WRITTEN INSTRUCTION
Would you transcribe the listing that follows, character for character, and omit its images?

◇ ◇ ◇

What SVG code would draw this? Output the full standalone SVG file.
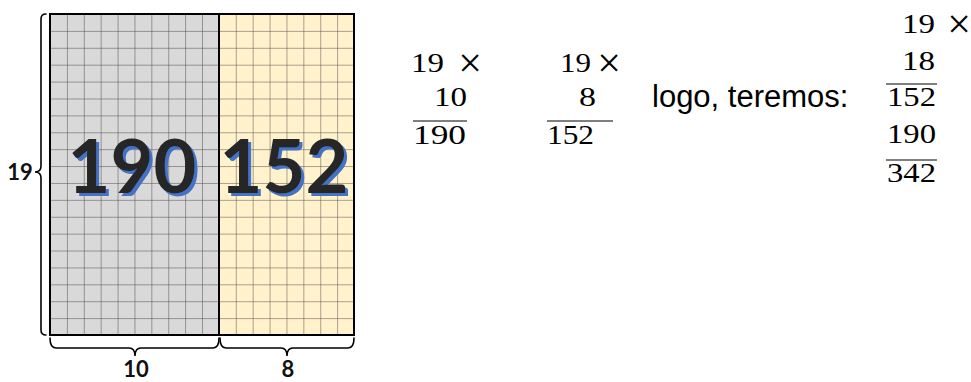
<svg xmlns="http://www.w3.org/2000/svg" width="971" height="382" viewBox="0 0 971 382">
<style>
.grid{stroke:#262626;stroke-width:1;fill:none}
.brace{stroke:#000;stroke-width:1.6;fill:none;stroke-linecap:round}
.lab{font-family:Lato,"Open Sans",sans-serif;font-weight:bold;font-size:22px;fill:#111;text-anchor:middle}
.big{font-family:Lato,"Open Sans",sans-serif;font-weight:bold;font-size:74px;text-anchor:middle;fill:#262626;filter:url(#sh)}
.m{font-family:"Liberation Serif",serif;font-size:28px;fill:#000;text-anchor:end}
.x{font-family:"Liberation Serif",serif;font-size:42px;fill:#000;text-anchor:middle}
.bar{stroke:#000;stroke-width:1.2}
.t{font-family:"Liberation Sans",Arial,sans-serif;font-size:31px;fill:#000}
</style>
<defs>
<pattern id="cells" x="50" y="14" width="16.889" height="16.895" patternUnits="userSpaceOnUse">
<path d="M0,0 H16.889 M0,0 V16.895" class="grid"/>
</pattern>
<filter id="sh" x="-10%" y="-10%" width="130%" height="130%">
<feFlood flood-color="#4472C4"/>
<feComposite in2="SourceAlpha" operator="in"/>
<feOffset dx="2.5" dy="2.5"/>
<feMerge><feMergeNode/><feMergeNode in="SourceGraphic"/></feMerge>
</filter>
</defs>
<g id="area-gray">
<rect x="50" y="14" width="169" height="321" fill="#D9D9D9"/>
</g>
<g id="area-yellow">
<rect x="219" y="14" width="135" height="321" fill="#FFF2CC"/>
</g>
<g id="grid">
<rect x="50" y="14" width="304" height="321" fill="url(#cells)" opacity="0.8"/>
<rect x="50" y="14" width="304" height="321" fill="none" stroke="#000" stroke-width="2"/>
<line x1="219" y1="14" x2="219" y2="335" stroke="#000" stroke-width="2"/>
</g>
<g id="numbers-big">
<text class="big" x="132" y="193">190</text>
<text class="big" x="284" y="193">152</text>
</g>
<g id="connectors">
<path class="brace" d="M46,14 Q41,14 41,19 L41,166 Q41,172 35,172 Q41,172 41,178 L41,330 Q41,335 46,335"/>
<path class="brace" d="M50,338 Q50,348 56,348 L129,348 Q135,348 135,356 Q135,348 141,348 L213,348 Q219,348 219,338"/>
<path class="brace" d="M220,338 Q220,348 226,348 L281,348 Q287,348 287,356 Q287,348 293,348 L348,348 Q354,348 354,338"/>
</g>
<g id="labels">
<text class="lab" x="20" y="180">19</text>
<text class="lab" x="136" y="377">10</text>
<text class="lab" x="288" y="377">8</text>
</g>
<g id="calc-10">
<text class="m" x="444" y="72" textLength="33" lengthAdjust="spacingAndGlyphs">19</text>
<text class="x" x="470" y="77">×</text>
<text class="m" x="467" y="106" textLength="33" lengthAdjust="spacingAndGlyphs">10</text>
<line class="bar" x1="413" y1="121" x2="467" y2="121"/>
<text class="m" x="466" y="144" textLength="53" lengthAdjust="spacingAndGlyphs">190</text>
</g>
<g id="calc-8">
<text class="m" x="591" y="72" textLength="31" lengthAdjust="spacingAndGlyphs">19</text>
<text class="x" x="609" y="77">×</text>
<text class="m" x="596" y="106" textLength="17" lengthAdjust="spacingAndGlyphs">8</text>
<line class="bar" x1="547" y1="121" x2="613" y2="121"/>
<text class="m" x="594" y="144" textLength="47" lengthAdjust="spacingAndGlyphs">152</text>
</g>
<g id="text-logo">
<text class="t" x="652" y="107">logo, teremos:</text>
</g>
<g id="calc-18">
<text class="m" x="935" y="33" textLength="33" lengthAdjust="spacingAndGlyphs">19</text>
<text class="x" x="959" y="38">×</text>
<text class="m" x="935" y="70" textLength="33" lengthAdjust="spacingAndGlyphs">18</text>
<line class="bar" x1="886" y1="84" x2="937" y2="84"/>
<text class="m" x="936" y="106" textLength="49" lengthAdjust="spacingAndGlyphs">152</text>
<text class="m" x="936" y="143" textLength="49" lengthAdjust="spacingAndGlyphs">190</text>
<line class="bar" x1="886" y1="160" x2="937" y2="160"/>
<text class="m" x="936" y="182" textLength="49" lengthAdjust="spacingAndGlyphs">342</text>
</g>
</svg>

◇ ◇ ◇

SOLUTION
What SVG code would draw this? Output the full standalone SVG file.
<svg xmlns="http://www.w3.org/2000/svg" width="971" height="382" viewBox="0 0 971 382">
<style>
.grid{stroke:#262626;stroke-width:1;fill:none}
.brace{stroke:#000;stroke-width:1.6;fill:none;stroke-linecap:round}
.lab{font-family:Lato,"Open Sans",sans-serif;font-weight:bold;font-size:22px;fill:#111;text-anchor:middle}
.big{font-family:Lato,"Open Sans",sans-serif;font-weight:bold;font-size:74px;text-anchor:middle;fill:#262626;filter:url(#sh)}
.m{font-family:"Liberation Serif",serif;font-size:28px;fill:#000;text-anchor:end}
.x{font-family:"Liberation Serif",serif;font-size:42px;fill:#000;text-anchor:middle}
.bar{stroke:#000;stroke-width:1.2}
.t{font-family:"Liberation Sans",Arial,sans-serif;font-size:31px;fill:#000}
</style>
<defs>
<pattern id="cells" x="50" y="14" width="16.889" height="16.895" patternUnits="userSpaceOnUse">
<path d="M0,0 H16.889 M0,0 V16.895" class="grid"/>
</pattern>
<filter id="sh" x="-10%" y="-10%" width="130%" height="130%">
<feFlood flood-color="#4472C4"/>
<feComposite in2="SourceAlpha" operator="in"/>
<feOffset dx="2.5" dy="2.5"/>
<feMerge><feMergeNode/><feMergeNode in="SourceGraphic"/></feMerge>
</filter>
</defs>
<g id="area-gray">
<rect x="50" y="14" width="169" height="321" fill="#D9D9D9"/>
</g>
<g id="area-yellow">
<rect x="219" y="14" width="135" height="321" fill="#FFF2CC"/>
</g>
<g id="grid">
<rect x="50" y="14" width="304" height="321" fill="url(#cells)" opacity="0.8"/>
<rect x="50" y="14" width="304" height="321" fill="none" stroke="#000" stroke-width="2"/>
<line x1="219" y1="14" x2="219" y2="335" stroke="#000" stroke-width="2"/>
</g>
<g id="numbers-big">
<text class="big" x="132" y="193">190</text>
<text class="big" x="284" y="193">152</text>
</g>
<g id="connectors">
<path class="brace" d="M46,14 Q41,14 41,19 L41,166 Q41,172 35,172 Q41,172 41,178 L41,330 Q41,335 46,335"/>
<path class="brace" d="M50,338 Q50,348 56,348 L129,348 Q135,348 135,356 Q135,348 141,348 L213,348 Q219,348 219,338"/>
<path class="brace" d="M220,338 Q220,348 226,348 L281,348 Q287,348 287,356 Q287,348 293,348 L348,348 Q354,348 354,338"/>
</g>
<g id="labels">
<text class="lab" x="20" y="180">19</text>
<text class="lab" x="136" y="377">10</text>
<text class="lab" x="288" y="377">8</text>
</g>
<g id="calc-10">
<text class="m" x="444" y="72" textLength="33" lengthAdjust="spacingAndGlyphs">19</text>
<text class="x" x="470" y="77">×</text>
<text class="m" x="467" y="106" textLength="33" lengthAdjust="spacingAndGlyphs">10</text>
<line class="bar" x1="413" y1="121" x2="467" y2="121"/>
<text class="m" x="466" y="144" textLength="53" lengthAdjust="spacingAndGlyphs">190</text>
</g>
<g id="calc-8">
<text class="m" x="591" y="72" textLength="31" lengthAdjust="spacingAndGlyphs">19</text>
<text class="x" x="609" y="77">×</text>
<text class="m" x="596" y="106" textLength="17" lengthAdjust="spacingAndGlyphs">8</text>
<line class="bar" x1="547" y1="121" x2="613" y2="121"/>
<text class="m" x="594" y="144" textLength="47" lengthAdjust="spacingAndGlyphs">152</text>
</g>
<g id="text-logo">
<text class="t" x="652" y="107">logo, teremos:</text>
</g>
<g id="calc-18">
<text class="m" x="935" y="33" textLength="33" lengthAdjust="spacingAndGlyphs">19</text>
<text class="x" x="959" y="38">×</text>
<text class="m" x="935" y="70" textLength="33" lengthAdjust="spacingAndGlyphs">18</text>
<line class="bar" x1="886" y1="84" x2="937" y2="84"/>
<text class="m" x="936" y="106" textLength="49" lengthAdjust="spacingAndGlyphs">152</text>
<text class="m" x="936" y="143" textLength="49" lengthAdjust="spacingAndGlyphs">190</text>
<line class="bar" x1="886" y1="160" x2="937" y2="160"/>
<text class="m" x="936" y="182" textLength="49" lengthAdjust="spacingAndGlyphs">342</text>
</g>
</svg>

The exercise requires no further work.